EA fixed almost everything that went wrong with 2042 and built something that finally feels like Battlefield again.
Battlefield 2042 launched without classes, without a real campaign, and without much of an idea what it wanted to be. Battlefield 6 spends its entire runtime answering that question, and the answer is reassuringly simple: bigger maps, four actual classes with actual roles, a campaign with a plot, and destruction that changes how a firefight plays out instead of just looking good in a trailer. It's the most focused Battlefield has felt in almost a decade.
The campaign is short, six or seven hours depending on how much you poke around, but it's a real single-player mode with named characters and mission variety, which is more than the last two mainline entries managed combined. It won't make anyone forget Call of Duty's setpiece chases, but a mission built around a collapsing building in the middle of a firefight is a genuine highlight, and it exists mainly to show off the engine's destruction tech in a controlled space before multiplayer throws it at you with forty other players.
“Classes that matter, maps built for chaos, and a campaign that exists. That's the whole pitch, and it works.”
Multiplayer is where the real work happened. Assault, Engineer, Support, and Recon are back with distinct kits and real reasons to stick with a squad instead of freelancing, and the 64-player conquest maps are built around chokepoints and flanks in a way 2042's sprawling, empty spaces never managed. Destruction is more deliberate this time too, you can drop a building on a squad camping inside it, but the game doesn't collapse into total chaos the way some of the series' older tech-demo moments sometimes did. It feels tuned.
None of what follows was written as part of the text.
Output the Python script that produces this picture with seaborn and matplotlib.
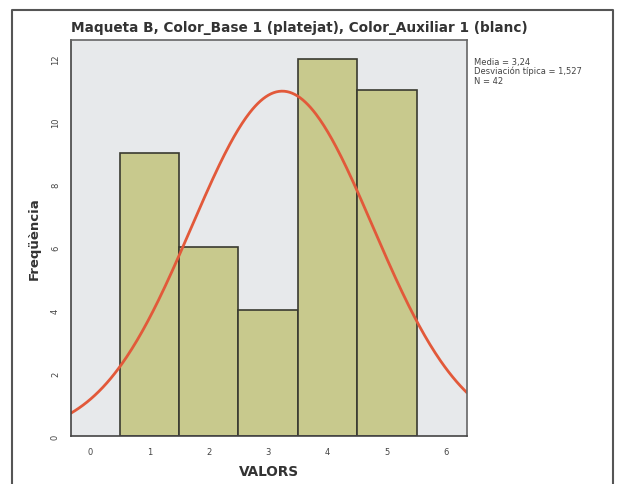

Battlefield Portal returns as the mode for people who think the base game's balance choices are wrong, and it's as deep as it's ever been, full custom rulesets, old maps ported into the new engine, community-run game modes that range from genuinely clever to completely broken in fun ways. It's not a mode I lived in during launch week, but it's clearly going to be where this game's second and third years happen.
Server stability at launch was rough for the first few days, rubber-banding, the occasional squad-wide disconnect during a match, matchmaking that took longer than it should have on a Friday night. Most of it got patched within the first week, EA's clearly learned something from how badly 2042's launch went, but if you bought in day one expecting a flawless experience, that wasn't quite what you got.
The gunplay is the most immediately noticeable improvement. Recoil patterns feel readable again, time-to-kill sits in a spot where good positioning matters more than raw reflexes, and the sound design on explosions and building collapses is genuinely some of the best in the genre right now. It's the kind of moment-to-moment feel that 2042 never quite nailed even after two years of patches.
Monetization is present but not aggressive so far, cosmetic bundles, a battle pass, nothing that touches guns or maps behind a paywall. Whether that holds as the live service calendar fills out over the next year is the actual question, and it's one no review written a few weeks after launch can honestly answer.
What matters right now is that Battlefield 6 plays like Battlefield again, classes that matter, maps built for the chaos the series is known for, and a campaign that exists instead of getting cut for time. It's not a reinvention, it's a correction, and after 2042, that's exactly what the series needed.